ROANOKE TIMES Copyright (c) 1996, Roanoke Times DATE: Tuesday, February 27, 1996 TAG: 9602270081 SECTION: EDITORIAL PAGE: A-4 EDITION: METRO
HOME SAFE Products in Roanoke has been drawn, inadvertently, into the campaign to make homes safer for women and children because its toll-free telephone number is so similar to the national Domestic Violence Hot Line. Employees are giving out the right number to callers trying to reach the hot line.
You can help, too. Anyone willing to acknowledge that violence in homes is not uncommon and should not be tolerated can take a stand against it. One important way is to train a new generation of children that domestic violence is always wrong. There is no excuse for it. And it is not the victim's fault.
The Family Violence Prevention Fund suggests that adults take some time to teach youngsters a couple of basic rules for civilized behavior in the too-often aptly named war between the sexes.

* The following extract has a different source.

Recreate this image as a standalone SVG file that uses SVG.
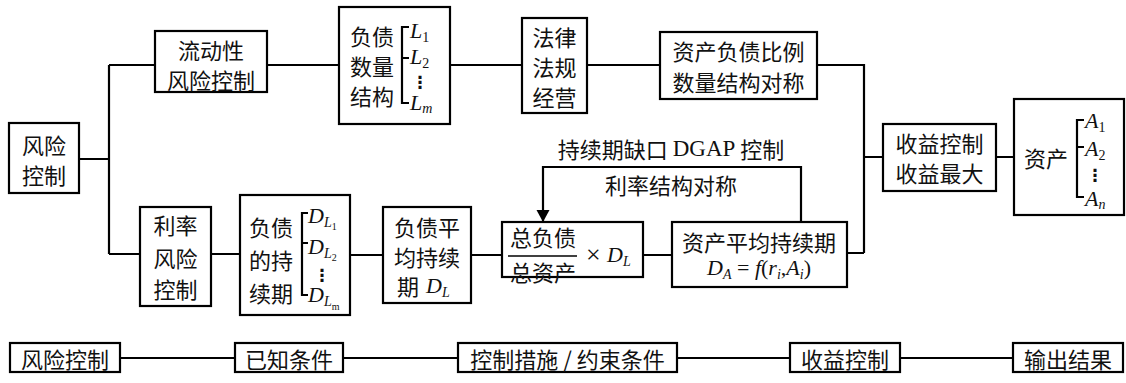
<svg xmlns="http://www.w3.org/2000/svg" width="1126" height="383" viewBox="0 0 1126 383">
<style>
.box{fill:#fff;stroke:#000;stroke-width:2.2}
.ln{fill:none;stroke:#000;stroke-width:2.2}
.cn{font-family:"Noto Sans CJK SC","Noto Sans CJK JP",sans-serif;font-size:22px;fill:#111;text-anchor:middle;dominant-baseline:central}
.it{font-family:"Liberation Serif",serif;font-style:italic;font-size:22px;fill:#111}
.sub{font-size:14px}
.sn{font-size:14px;font-style:normal}
.ss{font-size:10px;font-style:normal}
.dots{font-family:"DejaVu Sans",sans-serif;font-size:17px;font-weight:bold;fill:#111;text-anchor:middle}
.sr{font-family:"Liberation Serif",serif;font-size:22px;fill:#111}
</style>
<defs>
<marker id="ah" markerUnits="userSpaceOnUse" markerWidth="14" markerHeight="14" refX="12" refY="6.5" orient="auto">
<path d="M0,0 L12,6.5 L0,13 z" fill="#000"/>
</marker>
</defs>
<rect width="1126" height="383" fill="#fff"/>

<g id="connectors">
<path class="ln" d="M79,159 H109 M109,65 V254 M109,65 H155 M109,254 H140"/>
<path class="ln" d="M267,65 H339 M450,65 H522 M587,65 H660"/>
<path class="ln" d="M817,65 H864 V253 M847,253 H864 M864,157 H883 M996,157 H1014"/>
<path class="ln" d="M211,254 H240 M350,255 H383 M471,255 H502 M643,255 H672"/>
<path class="ln" d="M801,222 V167 H543 V222" marker-end="url(#ah)"/>
<path class="ln" d="M120,358 H235 M343,358 H458 M677,358 H790 M900,358 H1013"/>
</g>

<g id="feedback-labels">
<text class="cn" x="671" y="148">持续期缺口 <tspan class="sr" style="font-size:23px">DGAP</tspan> 控制</text>
<text class="cn" x="671" y="184">利率结构对称</text>
</g>

<g id="risk-control">
<rect class="box" x="9" y="123" width="70" height="70"/>
<text class="cn" x="44" y="144">风险</text>
<text class="cn" x="44" y="174">控制</text>
</g>

<g id="liquidity-risk">
<rect class="box" x="155" y="31" width="112" height="61"/>
<text class="cn" x="211" y="49">流动性</text>
<text class="cn" x="211" y="79">风险控制</text>
</g>

<g id="liability-structure">
<rect class="box" x="339" y="7" width="111" height="117"/>
<text class="cn" x="372" y="35">负债</text>
<text class="cn" x="372" y="65">数量</text>
<text class="cn" x="372" y="95">结构</text>
<path class="ln" d="M409,27 H402 V103 H409 M402,58 H409"/>
<text class="it" x="410" y="38">L<tspan class="sn" dy="4">1</tspan></text>
<text class="it" x="410" y="64">L<tspan class="sn" dy="4">2</tspan></text>
<text class="dots" x="420" y="88">⋮</text>
<text class="it" x="410" y="110">L<tspan class="sub" dy="3">m</tspan></text>
</g>

<g id="law">
<rect class="box" x="522" y="18" width="65" height="95"/>
<text class="cn" x="554.5" y="36">法律</text>
<text class="cn" x="554.5" y="66">法规</text>
<text class="cn" x="554.5" y="96">经营</text>
</g>

<g id="ratio-symmetry">
<rect class="box" x="660" y="32" width="157" height="67"/>
<text class="cn" x="738.5" y="50">资产负债比例</text>
<text class="cn" x="738.5" y="81">数量结构对称</text>
</g>

<g id="income-control">
<rect class="box" x="883" y="124" width="113" height="67"/>
<text class="cn" x="939.5" y="142">收益控制</text>
<text class="cn" x="939.5" y="172">收益最大</text>
</g>

<g id="assets">
<rect class="box" x="1014" y="99" width="110" height="116"/>
<text class="cn" x="1046" y="157">资产</text>
<path class="ln" d="M1084,120 H1077 V197 H1084 M1077,147 H1084"/>
<text class="it" x="1085" y="128">A<tspan class="sn" dy="4">1</tspan></text>
<text class="it" x="1085" y="156">A<tspan class="sn" dy="4">2</tspan></text>
<text class="dots" x="1095" y="181">⋮</text>
<text class="it" x="1085" y="206">A<tspan class="sub" dy="3">n</tspan></text>
</g>

<g id="rate-risk">
<rect class="box" x="140" y="207" width="71" height="99"/>
<text class="cn" x="175.5" y="224">利率</text>
<text class="cn" x="175.5" y="257">风险</text>
<text class="cn" x="175.5" y="288">控制</text>
</g>

<g id="liability-duration">
<rect class="box" x="240" y="195" width="110" height="120"/>
<text class="cn" x="271" y="226">负债</text>
<text class="cn" x="271" y="259">的持</text>
<text class="cn" x="271" y="292">续期</text>
<path class="ln" d="M308,213 H302 V295 H308 M302,243 H308"/>
<text class="it" x="308" y="223">D<tspan class="sub" dy="4">L</tspan><tspan class="ss" dy="3">1</tspan></text>
<text class="it" x="308" y="254">D<tspan class="sub" dy="4">L</tspan><tspan class="ss" dy="3">2</tspan></text>
<text class="dots" x="322" y="281">⋮</text>
<text class="it" x="308" y="302">D<tspan class="sub" dy="4">L</tspan><tspan class="ss" dy="4">m</tspan></text>
</g>

<g id="avg-liability-duration">
<rect class="box" x="383" y="207" width="88" height="96"/>
<text class="cn" x="427" y="226">负债平</text>
<text class="cn" x="427" y="255.5">均持续</text>
<text class="cn" x="408" y="285">期</text>
<text class="it" x="426" y="293">D<tspan class="sub" dy="4">L</tspan></text>
</g>

<g id="ratio-duration">
<rect class="box" x="502" y="222" width="141" height="55"/>
<text class="cn" x="543" y="236">总负债</text>
<line x1="508" y1="256" x2="577" y2="256" stroke="#000" stroke-width="1.5"/>
<text class="cn" x="543" y="271">总资产</text>
<text class="sr" x="586" y="263" style="font-size:26px">×</text>
<text class="it" x="607" y="262">D<tspan class="sub" dy="4">L</tspan></text>
</g>

<g id="asset-duration">
<rect class="box" x="672" y="222" width="175" height="65"/>
<text class="cn" x="759" y="241">资产平均持续期</text>
<text class="it" x="707" y="275">D<tspan class="sub" dy="4">A</tspan><tspan dy="-4" style="font-style:normal"> = </tspan>f<tspan style="font-style:normal">(</tspan>r<tspan class="sub" dy="4">i</tspan><tspan dy="-4" style="font-style:normal">,</tspan>A<tspan class="sub" dy="4">i</tspan><tspan dy="-4" style="font-style:normal">)</tspan></text>
</g>

<g id="legend-risk">
<rect class="box" x="10" y="343" width="110" height="29"/>
<text class="cn" x="65" y="357.5">风险控制</text>
</g>
<g id="legend-known">
<rect class="box" x="235" y="343" width="108" height="29"/>
<text class="cn" x="289" y="357.5">已知条件</text>
</g>
<g id="legend-measures">
<rect class="box" x="458" y="343" width="219" height="29"/>
<text class="cn" x="567.5" y="357.5">控制措施 / 约束条件</text>
</g>
<g id="legend-income">
<rect class="box" x="790" y="343" width="110" height="29"/>
<text class="cn" x="845" y="357.5">收益控制</text>
</g>
<g id="legend-output">
<rect class="box" x="1013" y="343" width="110" height="29"/>
<text class="cn" x="1068" y="357.5">输出结果</text>
</g>
</svg>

* A boy should be taught from little on up not to hit a girl or a woman. Explain to him that when he grows up, he will be bigger and stronger than most women, and can really hurt them if he strikes them - and that is a crime.
* A girl should be taught that violence is never acceptable in a relationship, no matter what problems an abuser might be struggling with, or what the victim may have done to make the other person angry. Anger and frustration are inevitable in every relationship; turning to violence to vent these feelings is not - and is, in fact, criminal behavior.
Of course, the ones committing violence aren't always male. And children often are victims themselves. Children are victims, too, in the sense that domestic violence tends to be passed on from one generation to the next. The abused become abusers.
Children need to hear these lessons often, from parents, from teachers and religious leaders, from any adults who have some kind of guiding role in their lives. This should be talked about at school assemblies, scout meetings, wherever youngsters gather.
Domestic violence is a hidden crime, difficult to address because of both the intimate circumstances in which it occurs, and the intricacies of the relationships among those involved. Like all the dark corners of human nature, though, secrecy and ignorance are its allies. The bright light of public awareness can, with the proper resolve, light a way out for its victims.